Given imperfect workplace information, management choices concerning employee reference standards and production capability are stochastic in nature. Firms play the averages with respect to OJB and unit labor costs, while their employment decisions are motivated by profit expectations. LEV compensation practices, rationally suppressing wage recontracting in lieu of forced job loss, powerfully constrain marketplace decision-rule optimization and generate crucial intermarket spillovers from temporary and chronic job/hours rationing. Those constraints on household and small-firm decisionmaking permit the coexistence of dynamic general (decision-rule) equilibrium and the failure of markets to clear. The economy now features involuntary job loss and joblessness at both business-cycle and nonstationary frequencies. Putting the pieces together, interacting workplace and marketplace venues, especially as the economy adjusts to their inconsistent labor pricing, uniquely microfound recognizable churn.
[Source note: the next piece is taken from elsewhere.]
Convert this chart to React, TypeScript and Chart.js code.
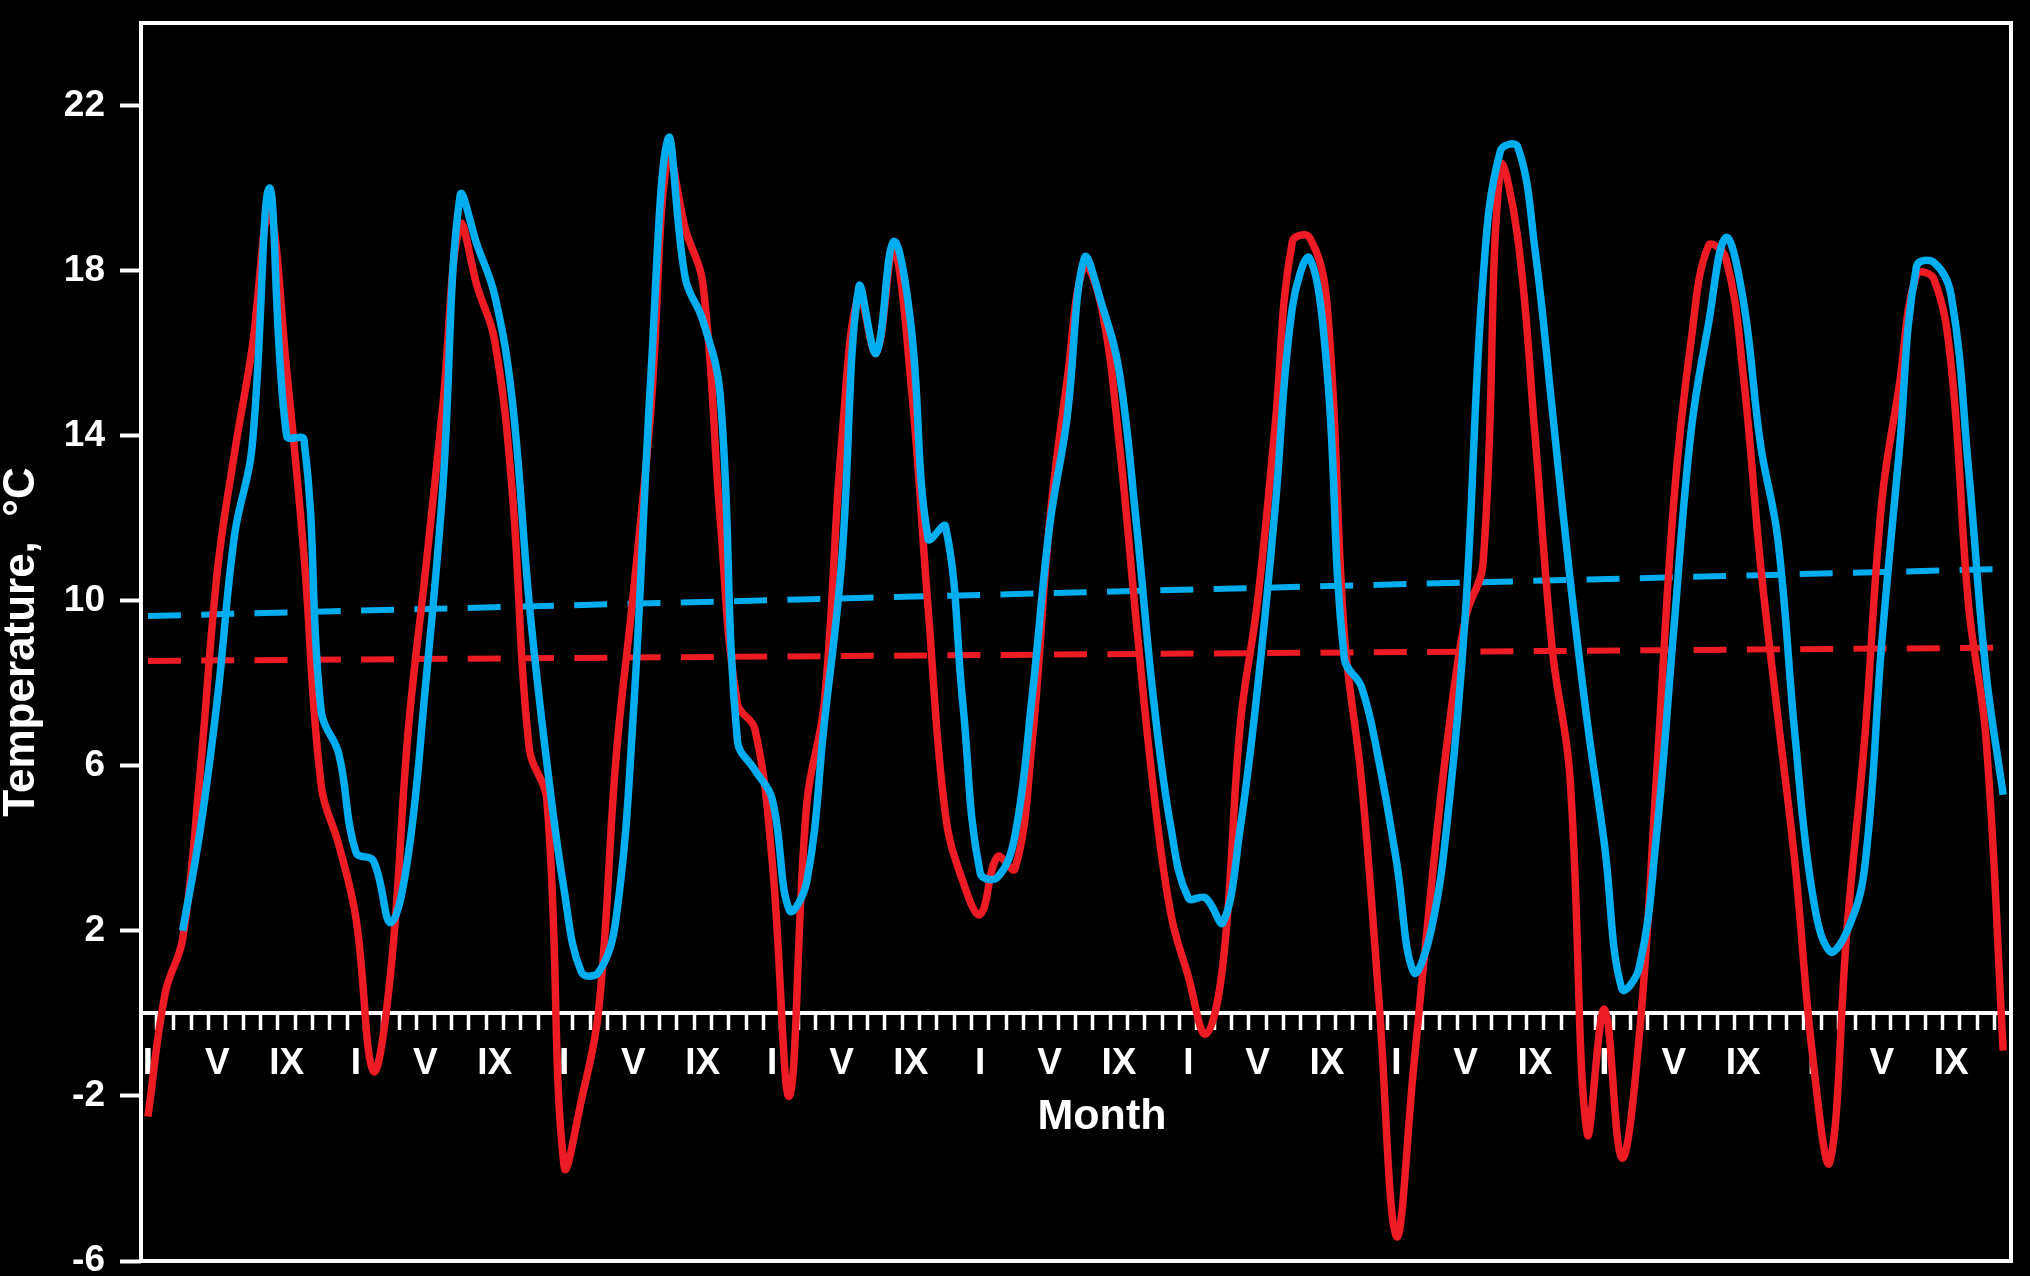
import React, { useEffect, useRef } from 'react';
import { Chart, registerables } from 'chart.js';

Chart.register(...registerables);

// ---- data ----
const monthIndex: number[] = Array.from({ length: 108 }, (_, i) => i);
const monthTickLabels = ['I', '', '', '', 'V', '', '', '', 'IX', '', '', ''];
const yTickValues = [-6, -2, 2, 6, 10, 14, 18, 22];
const xAxisTitle = 'Month';
const yAxisTitle = 'Temperature,  °C';

const redSeries: number[] = [
  -2.5, 0.5, 1.8, 5.8, 10.7, 13.6, 16.1, 19.4, 15.6, 11.1, 5.5, 4.1,
  2.3, -1.4, 1.0, 6.8, 10.7, 14.7, 19.1, 17.6, 16.3, 12.7, 6.4, 5.2,
  -3.7, -2.1, 0.1, 6.2, 10.2, 14.6, 20.8, 19.0, 17.7, 12.0, 7.5, 6.9,
  3.7, -2.0, 5.1, 7.5, 13.8, 17.4, 16.0, 18.5, 15.3, 9.8, 4.8, 3.2,
  2.4, 3.8, 3.5, 6.6, 11.9, 15.3, 18.1, 17.1, 13.9, 9.5, 5.4, 2.4,
  0.9, -0.5, 1.2, 7.0, 10.0, 14.2, 18.7, 18.8, 17.2, 9.2, 5.6, 0.3,
  -5.4, -1.3, 3.0, 6.8, 9.6, 10.9, 20.5, 18.8, 14.0, 8.8, 5.8, -2.9,
  0.1, -3.5, -0.6, 5.7, 12.4, 16.3, 18.6, 18.3, 15.5, 10.9, 7.2, 3.6,
  -1.0, -3.6, 2.1, 6.6, 12.4, 15.2, 17.9, 17.8, 15.7, 9.9, 6.7, -0.9,
];

const blueSeries: (number | null)[] = [
  null, null, 2.0, 4.4, 7.6, 11.6, 13.7, 20.0, 14.0, 13.9, 7.3, 6.3,
  3.9, 3.7, 2.2, 3.8, 7.9, 12.7, 19.8, 18.6, 17.4, 14.9, 9.9, 6.1,
  3.0, 1.0, 1.0, 2.3, 7.3, 15.4, 21.2, 17.8, 16.8, 15.0, 6.6, 5.9,
  5.2, 2.5, 3.2, 7.0, 10.9, 17.6, 16.0, 18.7, 16.7, 11.5, 11.8, 7.5,
  3.4, 3.3, 4.3, 7.7, 11.8, 14.4, 18.3, 17.2, 15.6, 11.9, 7.6, 4.5,
  2.8, 2.8, 2.2, 4.5, 7.9, 12.2, 17.1, 18.3, 15.6, 8.6, 7.9, 6.1,
  3.7, 1.0, 2.0, 4.9, 9.8, 17.8, 20.9, 21.0, 18.5, 14.6, 10.6, 7.1,
  4.1, 0.6, 1.1, 4.3, 9.3, 14.1, 16.7, 18.8, 17.3, 13.8, 11.5, 6.7,
  2.9, 1.5, 2.0, 3.5, 9.0, 13.6, 18.1, 18.2, 17.4, 13.2, 8.3, 5.3,
];

const trendMonths = [0, 107];
const redTrend = [8.54, 8.86];
const blueTrend = [9.63, 10.77];

const RED = '#ED1C24';
const BLUE = '#00AEEF';
const WHITE = '#FFFFFF';
const FONT = '"Liberation Sans", Arial, Helvetica, sans-serif';

const toPoints = (xs: number[], ys: (number | null)[]) =>
  xs.map((x, i) => ({ x, y: ys[i] })).filter((p) => p.y !== null && p.y !== undefined);

const framePlugin = {
  id: 'frame',
  beforeDatasetsDraw(chart: any) {
    const { ctx, chartArea } = chart;
    ctx.save();
    ctx.strokeStyle = WHITE;
    ctx.lineWidth = 4;
    ctx.strokeRect(chartArea.left, chartArea.top, chartArea.right - chartArea.left, chartArea.bottom - chartArea.top);
    ctx.restore();
  },
};

const monthTitlePlugin = {
  id: 'monthTitle',
  afterDraw(chart: any) {
    const { ctx, chartArea, scales } = chart;
    const y0 = scales.y.getPixelForValue(0);
    ctx.save();
    ctx.font = `bold 43px ${FONT}`;
    ctx.fillStyle = WHITE;
    ctx.textAlign = 'center';
    ctx.textBaseline = 'middle';
    ctx.fillText(xAxisTitle, (chartArea.left + chartArea.right) / 2 + 26, y0 + 104);
    ctx.restore();
  },
};

export default function App() {
  const canvasRef = useRef<HTMLCanvasElement | null>(null);

  useEffect(() => {
    if (!canvasRef.current) return;
    Chart.defaults.font.family = FONT;
    const chart = new Chart(canvasRef.current, {
      type: 'line',
      data: {
        datasets: [
          {
            label: 'Blue',
            data: toPoints(monthIndex, blueSeries),
            borderColor: BLUE,
            borderWidth: 7.5,
            pointRadius: 0,
            tension: 0.4,
            fill: false,
            order: 0,
          },
          {
            label: 'Red',
            data: toPoints(monthIndex, redSeries),
            borderColor: RED,
            borderWidth: 7.5,
            pointRadius: 0,
            tension: 0.4,
            fill: false,
            order: 1,
          },
          {
            label: 'Blue trend',
            data: toPoints(trendMonths, blueTrend),
            borderColor: BLUE,
            borderWidth: 6,
            borderDash: [33, 20.3],
            pointRadius: 0,
            fill: false,
            order: 2,
          },
          {
            label: 'Red trend',
            data: toPoints(trendMonths, redTrend),
            borderColor: RED,
            borderWidth: 6,
            borderDash: [33, 20.3],
            pointRadius: 0,
            fill: false,
            order: 3,
          },
        ],
      },
      options: {
        animation: false,
        responsive: false,
        devicePixelRatio: 1,
        layout: { padding: { left: 0, top: 23, right: 19, bottom: 15 } },
        plugins: { legend: { display: false }, tooltip: { enabled: false } },
        scales: {
          x: {
            type: 'linear',
            position: { y: 0 } as any,
            min: -0.4,
            max: 107.45,
            afterBuildTicks: (scale: any) => {
              scale.ticks = monthIndex.map((v) => ({ value: v }));
            },
            afterFit: (scale: any) => {
              scale.paddingLeft = 0;
              scale.paddingRight = 0;
            },
            ticks: {
              autoSkip: false,
              maxRotation: 0,
              minRotation: 0,
              color: WHITE,
              padding: 13,
              font: { size: 37, weight: 'bold' },
              callback: (v: any) => monthTickLabels[((Number(v) % 12) + 12) % 12],
            },
            grid: {
              display: true,
              drawOnChartArea: false,
              drawTicks: true,
              offset: true,
              tickLength: 15,
              tickWidth: 3.5,
              tickColor: WHITE,
              color: WHITE,
            },
            border: { display: true, color: WHITE, width: 4 },
          },
          y: {
            type: 'linear',
            position: 'left',
            min: -6,
            max: 24,
            afterBuildTicks: (scale: any) => {
              scale.ticks = yTickValues.map((v) => ({ value: v }));
            },
            afterFit: (scale: any) => {
              scale.width = 141;
              scale.paddingTop = 0;
              scale.paddingBottom = 0;
            },
            ticks: {
              autoSkip: false,
              color: WHITE,
              padding: 15,
              font: { size: 37, weight: 'bold' },
            },
            grid: {
              display: true,
              drawOnChartArea: false,
              drawTicks: true,
              tickLength: 21,
              tickWidth: 4,
              tickColor: WHITE,
              color: WHITE,
            },
            border: { display: false },
            title: {
              display: true,
              text: yAxisTitle,
              color: WHITE,
              font: { size: 44, weight: 'bold', lineHeight: 1 },
              padding: 0,
            },
          },
        },
      },
      plugins: [framePlugin, monthTitlePlugin],
    } as any);
    return () => chart.destroy();
  }, []);

  return (
    <div style={{ position: 'fixed', left: 0, top: 0, width: 2030, height: 1276, background: '#000' }}>
      <canvas ref={canvasRef} width={2030} height={1276} style={{ display: 'block' }} />
    </div>
  );
}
Is the Game Worth the Candle?
Microfounding L&S modeling aligns churn with the fundamental tenets of economic theory, i.e., optimization and equilibrium The concept becomes eligible for mainstream consideration, eligible for assuming its place as a building block of stabilization-relevant macroeconomics, and eligible for helping establish Lazear’s personnel economics as a research school of consequence. All that is surely candle worthy. Cumulative score: Worth it: 19 (Lewis, Solow, Harris-Todaro, Bernanke, Lucas, Samuelson, Kerr et al, Okun, Hicks, Sraffa, Hayek, Keynes, Burns, Robinson, Modigliani, Phelps, Stiglitz, Jensen, Lazear). Not worth it: 0.